In Norway, hydraulic fracturing is used primarily in tight chalk at Ekofisk and Valhall fields. North Sea chalk leakoff is dominated by chalk matrix compressibility rather than filtercake resistance, and chalk compaction around the fracture creates a permeable deformed zone that accelerates fluid loss. Sodir requires fracture treatment records including pressure-time data for all NCS wells, from which leakoff coefficients can be extracted during regulatory review.

In the Middle East, carbonate reservoir fracturing presents challenging leakoff behavior from natural fracture systems and vuggy porosity. Saudi Aramco's Khuff and Arab formation stimulation programs encounter high spurt loss as natural fractures accept large volumes before any filtercake forms. Saudi Aramco's Dhahran research center has published on carbonate leakoff modeling for naturally fractured systems that require approaches beyond the matrix-dominated Carter model developed for sandstone.

Leakoff in hydraulic fracturing is also referred to as fluid loss, filtrate loss, or fracture fluid leakoff in various technical publications. The Carter leakoff model is sometimes called the Carter fluid loss model or the square-root-of-time fluid loss model. Related terms include fluid efficiency, the fraction of pumped fluid that creates fracture volume; mini-frac or DFIT, the diagnostic injection used to measure leakoff parameters; closure pressure, the fracture pressure at which the induced fracture closes after pumping stops, measured from the mini-frac pressure decline; and fracture half-length, the penetration distance from the wellbore that is directly controlled by fluid efficiency and leakoff. The G-function is the dimensionless time function used in pressure decline analysis to identify closure and leakoff regime. Spurt loss is the instantaneous volume lost before filtercake forms at the fracture tip.

FAQ

Why does higher leakoff require higher pump rates?
The fracture grows only when the rate of fluid being pumped into it exceeds the rate of leakoff from its walls. If leakoff is high, a greater fraction of every barrel pumped is lost to the formation, leaving less volume available to extend the fracture. To overcome this and achieve the desired fracture length within the available pump time, operators must increase the pump rate so that the net volume available for fracture extension (total pumped minus leakoff) is sufficient. In extreme cases with very high leakoff, even maximum pump rates may not achieve desired fracture lengths, requiring the use of higher-viscosity fluid systems that build better filtercake and reduce the leakoff coefficient.

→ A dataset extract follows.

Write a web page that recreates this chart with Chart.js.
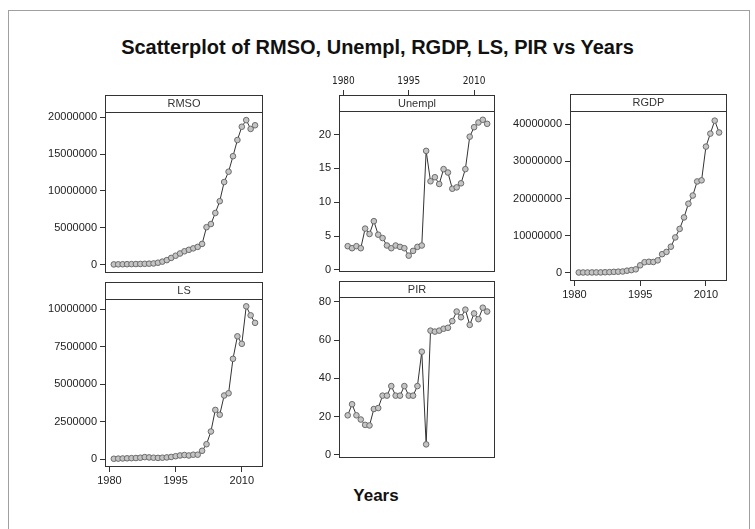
<!DOCTYPE html>
<html>
<head>
<meta charset="utf-8">
<script src="https://cdn.jsdelivr.net/npm/chart.js@4.4.1/dist/chart.umd.min.js"></script>
<style>
  body { margin: 0; background: #fff; }
  #page { position: relative; width: 755px; height: 529px; overflow: hidden; }
  #border { position: absolute; left: 8px; top: 10px; width: 740px; height: 540px; border: 1px solid #a0a0a0; }
  #title { position: absolute; left: 0; top: 36px; width: 755px; text-align: center;
           font: bold 20px 'Liberation Sans', Arial, sans-serif; color: #111; }
  #xlabel { position: absolute; left: 296px; top: 486px; width: 160px; text-align: center;
            font: bold 17px 'Liberation Sans', Arial, sans-serif; color: #111; }
  canvas { position: absolute; }
</style>
</head>
<body>
<div id="page">
  <div id="border"></div>
  <div id="title">Scatterplot of RMSO, Unempl, RGDP, LS, PIR vs Years</div>
  <div id="xlabel">Years</div>
</div>
<script>
const years = [1981, 1982, 1983, 1984, 1985, 1986, 1987, 1988, 1989, 1990, 1991,
  1992, 1993, 1994, 1995, 1996, 1997, 1998, 1999, 2000, 2001, 2002,
  2003, 2004, 2005, 2006, 2007, 2008, 2009, 2010, 2011, 2012, 2013];

const rmso = [20000, 30000, 40000, 50000, 60000, 70000, 80000, 100000, 120000, 150000, 250000,
  400000, 600000, 900000, 1200000, 1500000, 1800000, 2000000, 2200000, 2400000, 2800000, 5070000,
  5500000, 7000000, 8600000, 11200000, 12600000, 14700000, 16900000, 18700000, 19600000, 18400000, 18900000];

const unempl = [3.5, 3.2, 3.5, 3.2, 6.1, 5.3, 7.2, 5.2, 4.7, 3.6, 3.2,
  3.6, 3.4, 3.2, 2.1, 2.8, 3.4, 3.6, 17.6, 13.1, 13.7, 12.7,
  14.9, 14.4, 12.0, 12.2, 12.8, 14.9, 19.7, 21.1, 21.8, 22.2, 21.6];

const rgdp = [48000, 49000, 53000, 60000, 68000, 69000, 105000, 139000, 217000, 268000, 312000,
  533000, 684000, 900000, 1980000, 2820000, 2940000, 2880000, 3320000, 4980000, 5600000, 7000000,
  9500000, 11800000, 14900000, 18600000, 20800000, 24600000, 24900000, 34000000, 37500000, 41000000, 37800000];

const ls = [30000, 40000, 50000, 60000, 70000, 80000, 100000, 140000, 120000, 100000, 90000,
  100000, 120000, 150000, 200000, 250000, 280000, 250000, 300000, 300000, 560000, 1000000,
  1850000, 3290000, 2970000, 4250000, 4400000, 6700000, 8200000, 7700000, 10200000, 9600000, 9100000];

const pir = [20.7, 26.5, 20.7, 18.5, 15.7, 15.4, 24, 24.5, 31, 31, 36,
  31, 31, 36, 31, 31, 36, 54, 5.5, 65, 64.5, 65,
  66, 66.5, 70, 75, 72, 76, 68, 74, 71, 77, 75];

const yearTicks = [1980, 1995, 2010];
const rmsoTicks = [0, 5000000, 10000000, 15000000, 20000000];
const unemplTicks = [0, 5, 10, 15, 20];
const rgdpTicks = [0, 10000000, 20000000, 30000000, 40000000];
const lsTicks = [0, 2500000, 5000000, 7500000, 10000000];
const pirTicks = [0, 20, 40, 60, 80];

Chart.defaults.font.family = "'Liberation Sans', Arial, sans-serif";
Chart.defaults.font.size = 11;
Chart.defaults.color = '#222';

const framePlugin = {
  id: 'frame',
  afterDraw(chart) {
    const ctx = chart.ctx, a = chart.chartArea, t = chart.titleBlock;
    const l = Math.round(a.left) + 0.5, r = Math.round(a.right) - 0.5;
    const top = Math.round(t.top) + 0.5, mid = Math.round(a.top) + 0.5, b = Math.round(a.bottom) - 0.5;
    ctx.save();
    ctx.strokeStyle = '#333';
    ctx.lineWidth = 1;
    ctx.strokeRect(l, top, r - l, b - top);
    ctx.beginPath();
    ctx.moveTo(l, mid);
    ctx.lineTo(r, mid);
    ctx.stroke();
    ctx.restore();
  }
};

function panel(p) {
  const topH = p.xPos === 'top' ? 24 : 0;
  const bottomH = p.xPos === 'bottom' ? 24 : 0;
  const stripH = p.plotTop - p.stripTop;
  const fw = p.right - p.left;
  const canvas = document.createElement('canvas');
  canvas.width = p.yW + fw + 2;
  canvas.height = topH + (p.plotBottom - p.stripTop) + bottomH + 1;
  canvas.style.left = (p.left - p.yW) + 'px';
  canvas.style.top = (p.stripTop - topH) + 'px';
  document.getElementById('page').appendChild(canvas);

  new Chart(canvas, {
    type: 'scatter',
    data: {
      datasets: [{
        data: years.map((yr, i) => ({ x: yr, y: p.values[i] })),
        showLine: true,
        borderColor: '#333',
        borderWidth: 1,
        pointRadius: 2.8,
        pointBorderWidth: 1,
        pointBorderColor: '#6b6b6b',
        pointBackgroundColor: '#c4c4c4'
      }]
    },
    options: {
      responsive: false,
      animation: false,
      events: [],
      layout: { padding: { right: 2, bottom: bottomH ? 0 : 1 } },
      plugins: {
        legend: { display: false },
        tooltip: { enabled: false },
        title: {
          display: true,
          text: p.label,
          position: 'top',
          fullSize: false,
          weight: -1,
          color: '#333',
          font: { size: 11, weight: 'normal', lineHeight: 13 / 11 },
          padding: { top: 2, bottom: stripH - 15 }
        }
      },
      scales: {
        x: {
          type: 'linear',
          position: p.xPos || 'bottom',
          display: !!p.xPos,
          min: 1979,
          max: 2014.8,
          afterBuildTicks: s => { s.ticks = yearTicks.map(v => ({ value: v })); },
          afterFit: s => { s.height = topH || bottomH; },
          grid: { drawOnChartArea: false, tickLength: 5, color: '#333' },
          border: { display: false },
          ticks: {
            padding: p.xPos === 'top' ? 3 : 2,
            font: p.xPos === 'top'
              ? { size: 10, family: "'Liberation Sans Narrow', 'DejaVu Sans Condensed', 'Liberation Sans', sans-serif" }
              : { size: 11 },
            callback: v => String(v)
          }
        },
        y: {
          min: p.ymin,
          max: p.ymax,
          afterBuildTicks: s => { s.ticks = p.ticks.map(v => ({ value: v })); },
          afterFit: s => { s.width = p.yW; },
          grid: { drawOnChartArea: false, tickLength: 5, color: '#333' },
          border: { display: false },
          ticks: { padding: 3, callback: v => String(v) }
        }
      }
    },
    plugins: [framePlugin]
  });
}

panel({ label: 'RMSO', values: rmso, ticks: rmsoTicks, left: 105, right: 266, stripTop: 95, plotTop: 112, plotBottom: 282,
        ymin: -1200000, ymax: 20700000, yW: 62 });
panel({ label: 'LS', values: ls, ticks: lsTicks, left: 105, right: 266, stripTop: 282, plotTop: 299, plotBottom: 466,
        ymin: -520000, ymax: 10690000, yW: 62, xPos: 'bottom' });
panel({ label: 'Unempl', values: unempl, ticks: unemplTicks, left: 339, right: 498, stripTop: 95, plotTop: 111, plotBottom: 281,
        ymin: -0.38, ymax: 23.5, yW: 32, xPos: 'top' });
panel({ label: 'PIR', values: pir, ticks: pirTicks, left: 339, right: 498, stripTop: 281, plotTop: 297, plotBottom: 467,
        ymin: -1.84, ymax: 82.6, yW: 32 });
panel({ label: 'RGDP', values: rgdp, ticks: rgdpTicks, left: 570, right: 730, stripTop: 94, plotTop: 111, plotBottom: 280,
        ymin: -2250000, ymax: 43600000, yW: 62, xPos: 'bottom' });
</script>
</body>
</html>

What is the G-function and how is it used to analyze leakoff?
The G-function is a dimensionless time variable derived from the Carter leakoff model that linearizes the pressure decline curve after fracture closure. When the bottomhole pressure (or a derivative function) is plotted against G-function time, the slope of the pressure-versus-G curve is proportional to the leakoff coefficient. Normal leakoff (matrix-dominated, Carter behavior) produces a straight line on the G-function plot. Deviations from this line indicate pressure-dependent leakoff (natural fractures or fissures opening as fracture pressure increases), fracture height recession, or multiple closure events. The G-function has become the standard diagnostic tool for DFIT interpretation in unconventional reservoir completions.

Why Leakoff Matters

Leakoff directly determines the fluid volume needed to create a fracture of specified dimensions and governs proppant placement efficiency and production enhancement. Underestimating leakoff leads to fractures that fall short of target penetration, leaving unstimulated formation and reducing per-well reserves. Overestimating leads to over-designed treatments with excessive fluid volumes and costs. In the North American shale revolution, accurate leakoff characterization has enabled operators to optimize cluster spacing, stage length, and fluid-to-proppant ratios across thousands of wells, delivering hundreds of millions of dollars in completion cost savings annually.